Welcome to the process page of artist Tilda Dalunde! Here I share parts of my art making process: material experiments, try-outs, thoughts, three-dimensional sketches and things like that. At the moment most pictures are part of the project "Into the Absence of Ligt". For finished objects from previous projects, please visit tildadalunde.se
I’m standing in the doorway of a room I’ve never seen. I have no idea how big it is, what shape it has or what can be found inside. A compact darkness fills the room, as if it was matter. It is as solid as a block of stone, until I take a step into it and it doesn’t hold me back. My feet feel the floor, my skin feels the temperature and dryness of the air, my nose picks up smells and I can hear the faint echoes of my movements bouncing of the invisible walls somewhere in the farther in. I raise my hand and move forward until it hits something. Until this moment, the object I’m now touching has not been part of my perception of the room. It grows and takes shape, as my hands move across its surface. I get to discover it slowly, almost like if I was removing the block of stone piece by piece until I sculpted the room from inside, without having light filling my head with preconceptions.
How will my thinking and writing be effected by the absence of light? Who am I without everything my eyes let into my brain and the safety of being able to judge my surroundings with sight? What will want to be written? What will come after the boredom, that I’m sure comes first, as a result of the absence of distractions: no computer, no phone, no book, no knitting, nothing to see? Who am I in that situation? With only a pen and a paper in the dark.
Tomorrow I will step into this room to start to find the answers to these questions. I will spend ten days in the absence of light, assisted (with food and other things) by artist Meri Linna who, as a part of her own practice, has created the space I will inhabit in the kind of darkness that your eyes can’t get used to.

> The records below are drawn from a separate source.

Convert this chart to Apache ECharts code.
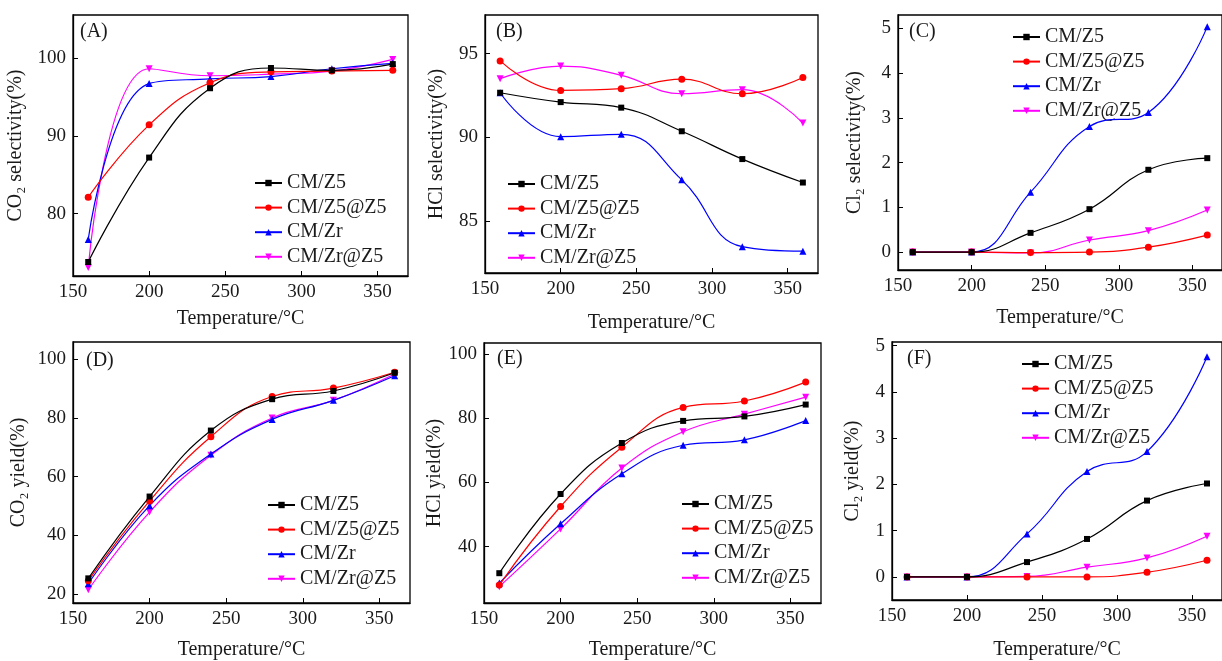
<!DOCTYPE html>
<html>
<head>
<meta charset="utf-8">
<script src="https://cdn.jsdelivr.net/npm/echarts@6/dist/echarts.min.js"></script>
<style>
  html, body { margin: 0; padding: 0; background: #fff; }
  #main { width: 1222px; height: 661px; }
</style>
</head>
<body>
<div id="main"></div>
<script>
// temperatures (°C) and sample names
const temps = [160, 200, 240, 280, 320, 360];
const names = ['CM/Z5', 'CM/Z5@Z5', 'CM/Zr', 'CM/Zr@Z5'];
const xTicks = [150, 200, 250, 300, 350];

// (A) CO2 selectivity
const co2SelZ5 = [73.8, 87.2, 96.1, 98.7, 98.4, 99.2];
const co2SelZ5Z5 = [82.1, 91.4, 96.8, 98.2, 98.3, 98.4];
const co2SelZr = [76.7, 96.7, 97.3, 97.6, 98.6, 99.3];
const co2SelZrZ5 = [73.1, 98.6, 97.7, 97.9, 98.3, 99.8];
const co2SelTicks = [80, 90, 100];

// (B) HCl selectivity
const hclSelZ5 = [92.66, 92.1, 91.77, 90.36, 88.7, 87.3];
const hclSelZ5Z5 = [94.56, 92.8, 92.9, 93.47, 92.6, 93.57];
const hclSelZr = [92.66, 90.04, 90.18, 87.46, 83.47, 83.2];
const hclSelZrZ5 = [93.5, 94.25, 93.7, 92.6, 92.84, 90.85];
const hclSelTicks = [85, 90, 95];

// (C) Cl2 selectivity
const cl2SelZ5 = [0, 0, 0.43, 0.96, 1.84, 2.1];
const cl2SelZ5Z5 = [0, 0, -0.01, 0, 0.11, 0.38];
const cl2SelZr = [0, 0, 1.34, 2.81, 3.12, 5.04];
const cl2SelZrZ5 = [0, 0, -0.02, 0.27, 0.48, 0.94];
const cl2SelTicks = [0, 1, 2, 3, 4, 5];

// (D) CO2 yield
const co2YZ5 = [25.3, 53.2, 75.7, 86.4, 89.2, 95.4];
const co2YZ5Z5 = [24.5, 51.7, 73.6, 87.3, 90.2, 95.6];
const co2YZr = [23.5, 50.1, 67.7, 79.5, 86.0, 94.4];
const co2YZrZ5 = [21.4, 47.9, 67.3, 80.0, 86.0, 95.0];
const co2YTicks = [20, 40, 60, 80, 100];

// (E) HCl yield
const hclYZ5 = [31.7, 56.4, 72.3, 79.2, 80.6, 84.3];
const hclYZ5Z5 = [28.0, 52.5, 71.0, 83.4, 85.4, 91.3];
const hclYZr = [28.6, 47.1, 62.7, 71.6, 73.3, 79.3];
const hclYZrZ5 = [27.5, 45.5, 64.5, 75.8, 81.3, 86.6];
const hclYTicks = [40, 60, 80, 100];

// (F) Cl2 yield
const cl2YZ5 = [0, 0, 0.32, 0.82, 1.65, 2.02];
const cl2YZ5Z5 = [0, 0, 0, 0, 0.1, 0.36];
const cl2YZr = [0, 0, 0.93, 2.28, 2.71, 4.76];
const cl2YZrZ5 = [0, 0, 0.01, 0.21, 0.41, 0.88];
const cl2YTicks = [0, 1, 2, 3, 4, 5];

const colors = ['#000000', '#ff0000', '#0000ff', '#ff00ff'];
const symbols = ['rect', 'circle', 'triangle', 'triangle'];
const symbolRot = [0, 0, 0, 180];
const symbolSz = [6, 7, 7, 7];

const font = 'Liberation Serif, Times New Roman, serif';
const txt = '#1a1a1a';

// layout of each panel (pixels)
const panels = [
    {tag: '(A)', yName: 'CO₂ selectivity(%)', sets: [co2SelZ5, co2SelZ5Z5, co2SelZr, co2SelZrZ5], ticks: co2SelTicks,
        ymin: 72, ymax: 105.5, grid: {left: 73, top: 15, width: 335, height: 261},
        yGap: 47, xGap: 33, legend: {left: 249, top: 168}, tagPos: {left: 80, top: 22}},
    {tag: '(B)', yName: 'HCl selectivity(%)', sets: [hclSelZ5, hclSelZ5Z5, hclSelZr, hclSelZrZ5], ticks: hclSelTicks,
        ymin: 81.9, ymax: 97.3, grid: {left: 485, top: 15, width: 333, height: 258},
        yGap: 38, xGap: 40, legend: {left: 502, top: 169}, tagPos: {left: 496, top: 22}},
    {tag: '(C)', yName: 'Cl₂ selectivity(%)', sets: [cl2SelZ5, cl2SelZ5Z5, cl2SelZr, cl2SelZrZ5], ticks: cl2SelTicks,
        ymin: -0.4, ymax: 5.3, grid: {left: 898, top: 15, width: 336, height: 255},
        yGap: 33, xGap: 38, legend: {left: 1007, top: 22}, tagPos: {left: 909, top: 22}},
    {tag: '(D)', yName: 'CO₂ yield(%)', sets: [co2YZ5, co2YZ5Z5, co2YZr, co2YZrZ5], ticks: co2YTicks,
        ymin: 16.9, ymax: 105.9, grid: {left: 73, top: 342, width: 337, height: 263},
        yGap: 44, xGap: 37, legend: {left: 262, top: 490}, tagPos: {left: 86, top: 351}},
    {tag: '(E)', yName: 'HCl yield(%)', sets: [hclYZ5, hclYZ5Z5, hclYZr, hclYZrZ5], ticks: hclYTicks,
        ymin: 22.4, ymax: 103.5, grid: {left: 484, top: 343, width: 337, height: 260},
        yGap: 39, xGap: 37, legend: {left: 676, top: 489}, tagPos: {left: 497, top: 349}},
    {tag: '(F)', yName: 'Cl₂ yield(%)', sets: [cl2YZ5, cl2YZ5Z5, cl2YZr, cl2YZrZ5], ticks: cl2YTicks,
        ymin: -0.5, ymax: 5.08, grid: {left: 892, top: 342, width: 339, height: 258},
        yGap: 29, xGap: 40, legend: {left: 1016, top: 349}, tagPos: {left: 907, top: 349}},
];

const grids = [], xAxes = [], yAxes = [], series = [], legends = [], graphics = [];

panels.forEach(function (p, i) {
    grids.push(Object.assign({show: true, borderColor: '#000', borderWidth: 1.3, backgroundColor: 'transparent'}, p.grid));
    xAxes.push({
        type: 'value', gridIndex: i, min: 150, max: 370,
        name: 'Temperature/°C', nameLocation: 'middle', nameGap: p.xGap,
        nameTextStyle: {fontFamily: font, fontSize: 20, color: txt},
        axisLine: {show: true, onZero: false, lineStyle: {color: '#000', width: 1.3}},
        axisTick: {show: true, inside: true, length: 5, customValues: xTicks, lineStyle: {color: '#000'}},
        axisLabel: {customValues: xTicks, fontFamily: font, fontSize: 19, color: txt, margin: 7},
        splitLine: {show: false}
    });
    yAxes.push({
        type: 'value', gridIndex: i, min: p.ymin, max: p.ymax,
        name: p.yName, nameLocation: 'middle', nameRotate: 90, nameGap: p.yGap,
        nameTextStyle: {fontFamily: font, fontSize: 20, color: txt},
        axisLine: {show: true, onZero: false, lineStyle: {color: '#000', width: 1.3}},
        axisTick: {show: true, inside: true, length: 5, customValues: p.ticks, lineStyle: {color: '#000'}},
        axisLabel: {customValues: p.ticks, fontFamily: font, fontSize: 19, color: txt, margin: 7},
        splitLine: {show: false}
    });
    p.sets.forEach(function (vals, k) {
        series.push({
            name: names[k], type: 'line', xAxisIndex: i, yAxisIndex: i,
            data: temps.map(function (t, j) { return [t, vals[j]]; }),
            smooth: 0.45,
            symbol: symbols[k], symbolSize: symbolSz[k], symbolRotate: symbolRot[k],
            itemStyle: {color: colors[k]},
            lineStyle: {color: colors[k], width: 1.2},
            z: 10 - k
        });
    });
    legends.push({
        orient: 'vertical', left: p.legend.left, top: p.legend.top,
        data: names, itemWidth: 27, itemHeight: 8, itemGap: 4.6,
        selectedMode: false,
        textStyle: {fontFamily: font, fontSize: 20, color: txt, lineHeight: 20}
    });
    graphics.push({
        type: 'text', left: p.tagPos.left, top: p.tagPos.top,
        style: {text: p.tag, font: '20px ' + font, fill: txt}
    });
});

const chart = echarts.init(document.getElementById('main'));
chart.setOption({
    animation: false,
    backgroundColor: '#fff',
    grid: grids,
    xAxis: xAxes,
    yAxis: yAxes,
    legend: legends,
    graphic: graphics,
    series: series
});
</script>
</body>
</html>
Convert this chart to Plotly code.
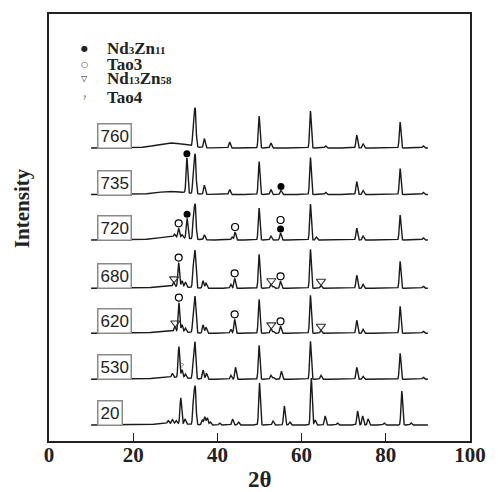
import numpy as np
import plotly.graph_objects as go

# ---------------- data ----------------
labels = ["760", "735", "720", "680", "620", "530", "20"]
offsets = [293, 246.5, 201, 152.7, 107.7, 61.7, 16]          # vertical stacking offsets (a.u.)
hump_amp = [5, 3, 3, 2, 2, 2, 1.5]                            # amorphous background hump

pos_760 = [34.35, 34.75, 36.9, 42.9, 49.9, 52.7, 62.1, 65.7, 73.1, 74.6, 83.4, 88.9]
int_760 = [28, 35, 9, 6, 32, 5, 37, 2, 13, 4, 26, 2]

pos_735 = [32.75, 34.35, 34.75, 36.9, 42.9, 49.9, 52.7, 55.1, 62.1, 65.7, 73.1, 74.6, 83.4, 88.9]
int_735 = [35, 28, 36, 9, 5, 33, 5, 4, 37, 2, 13, 4, 26, 2]

pos_720 = [29.8, 30.8, 31.6, 32.8, 34.35, 34.75, 36.9, 43.5, 44.2, 49.9, 52.7, 55.0, 62.1, 63.5,
           73.1, 74.6, 83.4, 88.9]
int_720 = [3, 9, 3, 20, 25, 32, 5, 3, 8, 32, 4, 7, 36, 3, 12, 4, 25, 2]

pos_680 = [29.6, 30.8, 31.6, 32.4, 34.3, 34.7, 36.6, 37.3, 43.2, 44.1, 49.9, 52.7, 53.3, 55.0,
           62.1, 64.6, 73.1, 74.6, 83.4, 88.9]
int_680 = [4, 24, 6, 5, 20, 35, 7, 5, 4, 10, 34, 4, 2, 7, 39, 3, 13, 4, 27, 2]

pos_620 = [29.9, 30.85, 31.6, 32.4, 34.3, 34.7, 36.6, 37.3, 43.2, 44.1, 49.9, 52.7, 53.3, 55.0,
           62.1, 64.6, 73.1, 74.6, 83.4, 88.9]
int_620 = [5, 29, 7, 4, 20, 34, 8, 6, 4, 14, 34, 5, 2, 7, 38, 3, 13, 4, 27, 2]

pos_530 = [29.3, 30.85, 31.6, 32.4, 34.3, 34.7, 36.6, 37.4, 43.2, 44.3, 49.9, 52.7, 53.3, 55.2,
           62.1, 64.6, 73.1, 74.6, 83.4, 88.9]
int_530 = [4, 31, 8, 4, 22, 34, 9, 6, 4, 12, 34, 4, 2, 8, 38, 4, 12, 3, 26, 2]

pos_20 = [28.3, 29.3, 30.2, 31.3, 32.3, 34.35, 34.75, 36.4, 37.0, 37.6, 38.3, 40.5, 43.6, 45.0,
          50.0, 53.2, 55.9, 57.2, 62.3, 63.2, 65.6, 68.5, 73.3, 74.5, 75.8, 79.6, 83.8, 86.0]
int_20 = [3, 4, 3, 26, 5, 28, 35, 5, 8, 7, 3, 2, 6, 3, 42, 4, 19, 3, 47, 5, 9, 2, 14, 9, 6, 2, 34, 2]

peak_pos = [pos_760, pos_735, pos_720, pos_680, pos_620, pos_530, pos_20]
peak_int = [int_760, int_735, int_720, int_680, int_620, int_530, int_20]

# phase identification marks: pattern label -> peak positions
nd3zn11_marks = {"735": [32.75, 55.1], "720": [32.8, 55.0]}
tao3_marks = {"720": [30.8, 44.2, 55.0], "680": [30.8, 44.1, 55.0], "620": [30.85, 44.1, 55.0]}
nd13zn58_marks = {"680": [29.7, 52.8, 64.6], "620": [30.0, 52.8, 64.6]}
tao4_marks = {"530": [31.6]}

x_ticks = [0, 20, 40, 60, 80, 100]

# ---------------- build curves ----------------
tt = np.linspace(10, 90, 4001)
SIG = 0.19


def profile(x, pos, ints, hump):
    x = np.asarray(x, dtype=float)
    y = hump * np.exp(-0.5 * ((x - 29.0) / 3.5) ** 2)
    for p, h in zip(pos, ints):
        y = y + h * np.exp(-0.5 * ((x - p) / SIG) ** 2)
    return y


fig = go.Figure()
LINE = "#1a1a1a"

for i, lab in enumerate(labels):
    y = offsets[i] + profile(tt, peak_pos[i], peak_int[i], hump_amp[i])
    fig.add_trace(go.Scatter(x=tt, y=y, mode="lines", line=dict(color=LINE, width=1.4),
                             showlegend=False, hoverinfo="skip"))


def curve_at(lab, xs):
    i = labels.index(lab)
    return offsets[i] + profile(np.array(xs), peak_pos[i], peak_int[i], hump_amp[i])


# filled circles (Nd3Zn11)
mx, my = [], []
for lab, xs in nd3zn11_marks.items():
    mx += xs
    my += list(curve_at(lab, xs) + 4)
fig.add_trace(go.Scatter(x=mx, y=my, mode="markers",
                         marker=dict(symbol="circle", size=7, color="black"),
                         showlegend=False, hoverinfo="skip"))

# open circles (Tao3)
mx, my = [], []
for lab, xs in tao3_marks.items():
    ys = curve_at(lab, xs) + 5
    for k, xv in enumerate(xs):
        if any(abs(xv - d) < 0.3 for d in nd3zn11_marks.get(lab, [])):
            ys[k] += 8
    mx += xs
    my += list(ys)
fig.add_trace(go.Scatter(x=mx, y=my, mode="markers",
                         marker=dict(symbol="circle-open", size=7, color="black",
                                     line=dict(width=1.2, color="black")),
                         showlegend=False, hoverinfo="skip"))

# open down triangles (Nd13Zn58)
mx, my = [], []
for lab, xs in nd13zn58_marks.items():
    mx += xs
    my += list(curve_at(lab, xs) + 4)
fig.add_trace(go.Scatter(x=mx, y=my, mode="markers",
                         marker=dict(symbol="triangle-down-open", size=8, color="#333",
                                     line=dict(width=1.1, color="#333")),
                         showlegend=False, hoverinfo="skip"))

# Tao4 tiny mark
mx, my = [], []
for lab, xs in tao4_marks.items():
    mx += xs
    my += list(curve_at(lab, xs) + 4)
fig.add_trace(go.Scatter(x=mx, y=my, mode="text", text=["?"] * len(mx),
                         textfont=dict(size=7, color="#555", family="Liberation Sans"),
                         showlegend=False, hoverinfo="skip"))

# sample labels in boxes
for i, lab in enumerate(labels):
    fig.add_annotation(x=11.5, y=offsets[i] + 12, xref="x", yref="y", text=lab,
                       showarrow=False, xanchor="left", yanchor="middle",
                       font=dict(family="Liberation Sans, Arial", size=17, color="#222"),
                       bordercolor="#8a8a8a", borderwidth=1.5, borderpad=2,
                       bgcolor="white")

# ---------------- legend (annotations) ----------------
W, H, L, B = 498, 492, 49, 51
PW, PH = W - L - 26, H - 14 - B


def px(xp):
    return (xp - L) / PW


def py(yp):
    return (H - B - yp) / PH


SUB = "<span style='font-size:11px'>%s</span>"
leg_rows = [("●", "Nd" + SUB % "3" + "Zn" + SUB % "11", 48.5, 8),
            ("○", "Tao3", 63.5, 8),
            ("▽", "Nd" + SUB % "13" + "Zn" + SUB % "58", 78.5, 8),
            ("?", "Tao4", 96.5, 6)]
SERIF = "Liberation Serif, Times New Roman, serif"
for sym, txt, yy, ss in leg_rows:
    fig.add_annotation(x=px(85), y=py(yy), xref="paper", yref="paper", text=sym,
                       showarrow=False, xanchor="center", yanchor="middle", height=12,
                       font=dict(family="DejaVu Sans", size=ss, color="#222"))
    fig.add_annotation(x=px(105), y=py(yy), xref="paper", yref="paper", text="<b>" + txt + "</b>",
                       showarrow=False, xanchor="left", yanchor="middle", height=14,
                       font=dict(family=SERIF, size=17, color="#222"))

# axis titles
fig.add_annotation(x=0.5, y=py(479), xref="paper", yref="paper", text="<b>2θ</b>",
                   showarrow=False, xanchor="center", yanchor="middle", height=20,
                   font=dict(family=SERIF, size=23, color="#222"))
fig.add_annotation(x=px(22), y=py(208), xref="paper", yref="paper", text="<b>Intensity</b>",
                   showarrow=False, xanchor="center", yanchor="middle", textangle=-90,
                   font=dict(family=SERIF, size=21, color="#222"))

fig.update_layout(
    width=W, height=H, margin=dict(l=L, r=26, t=14, b=B),
    paper_bgcolor="white", plot_bgcolor="white", showlegend=False,
    xaxis=dict(range=[0, 100], tickvals=x_ticks, ticktext=["<b>%d</b>" % v for v in x_ticks],
               ticks="inside", ticklen=8, tickwidth=1.3, tickcolor="#222",
               ticklabelstandoff=-6,
               showline=True, mirror=True, linecolor="#222", linewidth=1.5,
               showgrid=False, zeroline=False,
               tickfont=dict(family=SERIF, size=21, color="#222")),
    yaxis=dict(range=[0, 427], showticklabels=False, ticks="", showline=True, mirror=True,
               linecolor="#222", linewidth=1.5, showgrid=False, zeroline=False),
)

fig.write_html("out.html", config={"displayModeBar": False},
               post_script="document.body.style.margin='0';")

Meri Linnas page about the project: http://re-treat.info/home.html
When we emptied grandmother’s house 3 years ago, I saved some of her everyday-things. Keys, shoes, her cane, the hat that was hanging by the door. This summer I’ve made casts of some of them for the exhibition “In the periphery”, in Koster’s Sculpture Park at Sydkoster, an island on the west coast of Sweden.
Here is part of the process of the keys.
Some of her keys, nobody knows what they once opened.
Dementia can be like opening doors with the wrong keys. Everything gets mixed up, all the places you’ve been and all the people you’ve met behind every door, or behind no door anymore.
First test: concrete.
Result: a fossilised feeling, time has stopped.
Second test: molds for wax casting.
Result: ghost key, fragile and blank like her fading memories.
Ghost keys stuck in concrete.
Saved in jars the keys loose their function even more.
When you make a container you place borders around pieces of emptiness. The emptiness is given shape and becomes a space inside the border.
This space is often used to protect or separate matter of different value from each other or to sort the world to make it easier for us to use. For instance keeping the sugar from being mixed with all the other things on the table until we decide the time has come to mix them, or separating the bones of a saint from all mundane materials inside a reliquary, or building walls to make sure people stay in there assigned places.
In short: to protect what is contained against unwanted influences or to contain and isolate what is unwanted.
The border (the material divider) can itself be used to tell you something of what it encloses and how important it is, and also if it is closing something in or closing something out. But can it also contain the movement between the inside and the outside?
In theory the island has a clearly defined border. But where is it? The shoreline? In that case: low or high tide? Stormy weather or calm waves? Do the rivers belong to the island or to the ocean? And what about islands that are connected during low tide but separated during high tide?
As the organizer I wanted to sort the world, draw the lines and put everything in it’s right box. It makes the world understandable. But the categories kept failing and unless you make a box for every single thing you won’t understand the world that way anyway.
I wake up at the subway with no idea of where I’m going. Who was I when getting on this train? I look out the window. We create this hard world. Then we create shoes to walk on it without damaging out feet. Lights passing outside in the dark while I’m trying my shoes against the floor.
Everything will move back again to the way it was and they will tell me what station to get off at.